Undaunted Courage: Meriwether Lewis, Thomas Jefferson and the Opening of the American West, by Stephen E. Ambrose, Simon & Schuster, New York, 1996, $27.50.
No disrespect to William Clark (a good man who needs a good biography of his own), but Meriwether Lewis (1774-1809), that Virginia tidewater gentleman and lifelong friend of Thomas Jefferson’s, was the brain and soul of the 1803-1806 Lewis and Clark Expedition across the continent. This is made clear in Stephen Ambrose’s brilliant new book, and the relationship between Lewis and Jefferson, which is at the heart of Lewis’ life, has never been explored more deeply.
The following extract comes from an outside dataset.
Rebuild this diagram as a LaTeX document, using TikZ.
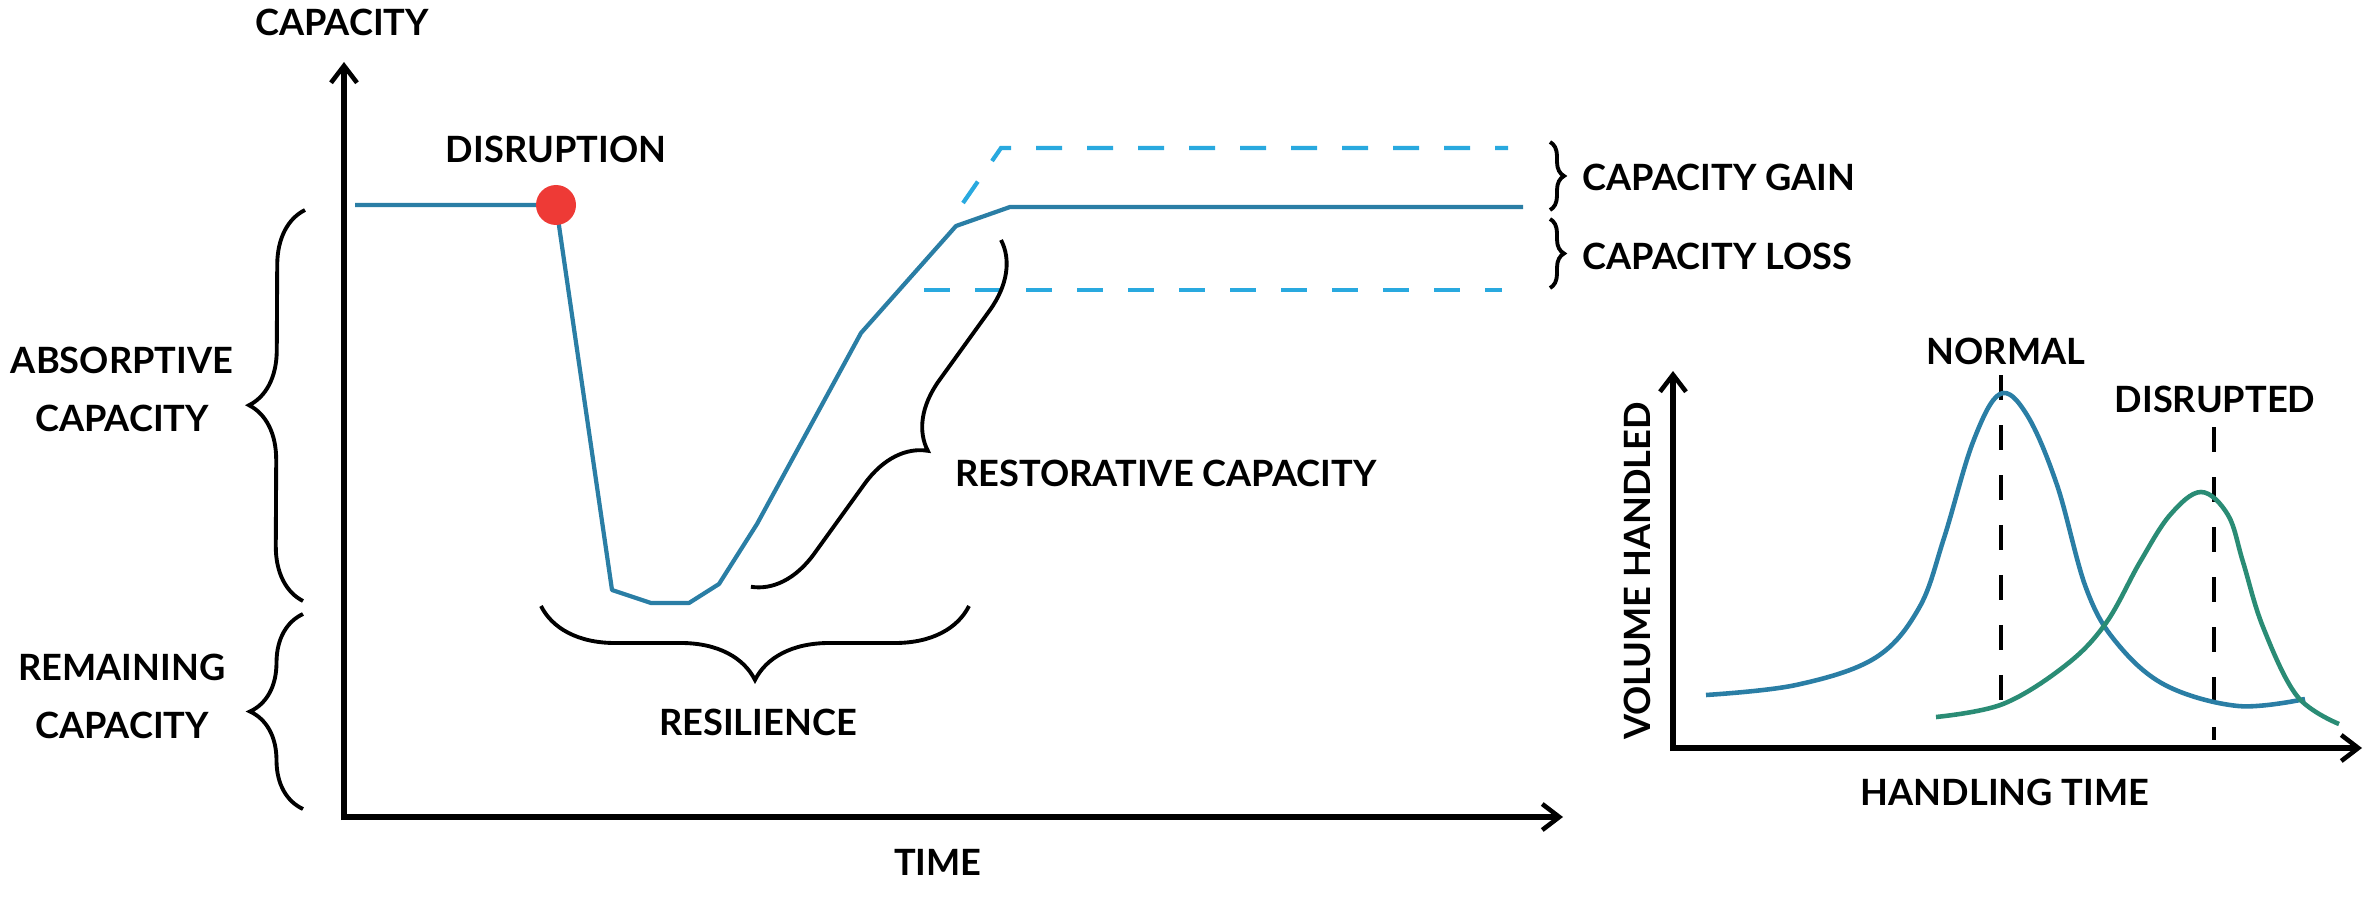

Ambrose makes a meticulous reconstruction of the 2,000-mile journey through Louisiana Purchase lands, basing this part of the story principally on Lewis’ voluminous journals, and all the joys and miseries of that greatest exploration in our history come to life in the author’s measured prose. Here are the agonizingly slow months of travel on the rivers, the mountain portages, the struggles against the furies of weather, insects and animals, and the tentative and potentially dangerous encounters with Indian tribes–a catalog of them, Assiniboine to Yakima–most of whom had had no previous encounter with white men. Ambrose remarks on the cost of the expedition–budgeted at $2,500, costing $39,000 (an early example of a familiar governmental feature, the cost overrun); the relationship between the co-leaders of the expedition; and the invaluable contributions made by the Shoshoni guide Sacajawea.
But while the great exploration was central to his subject’s life, Ambrose is equally expert in re-creating Lewis’ early life and military career, his work as Jefferson’s private secretary, and his post expedition career as the troubled governor of Upper Louisiana Territory, headquartered in St. Louis. This last period is a sad chapter in a life of “courage undaunted” (Jefferson’s phrase), ending with Lewis’ suspicious death at the age of 35–by suicide (Ambrose’s belief) or possible murder–in the Natchez Trace of Tennessee.
Lewis has been lucky with his biographers. Richard Dillon’s 1969 Meriwether Lewis: A Biography is excellent; Ambrose’s 1996 book is even better.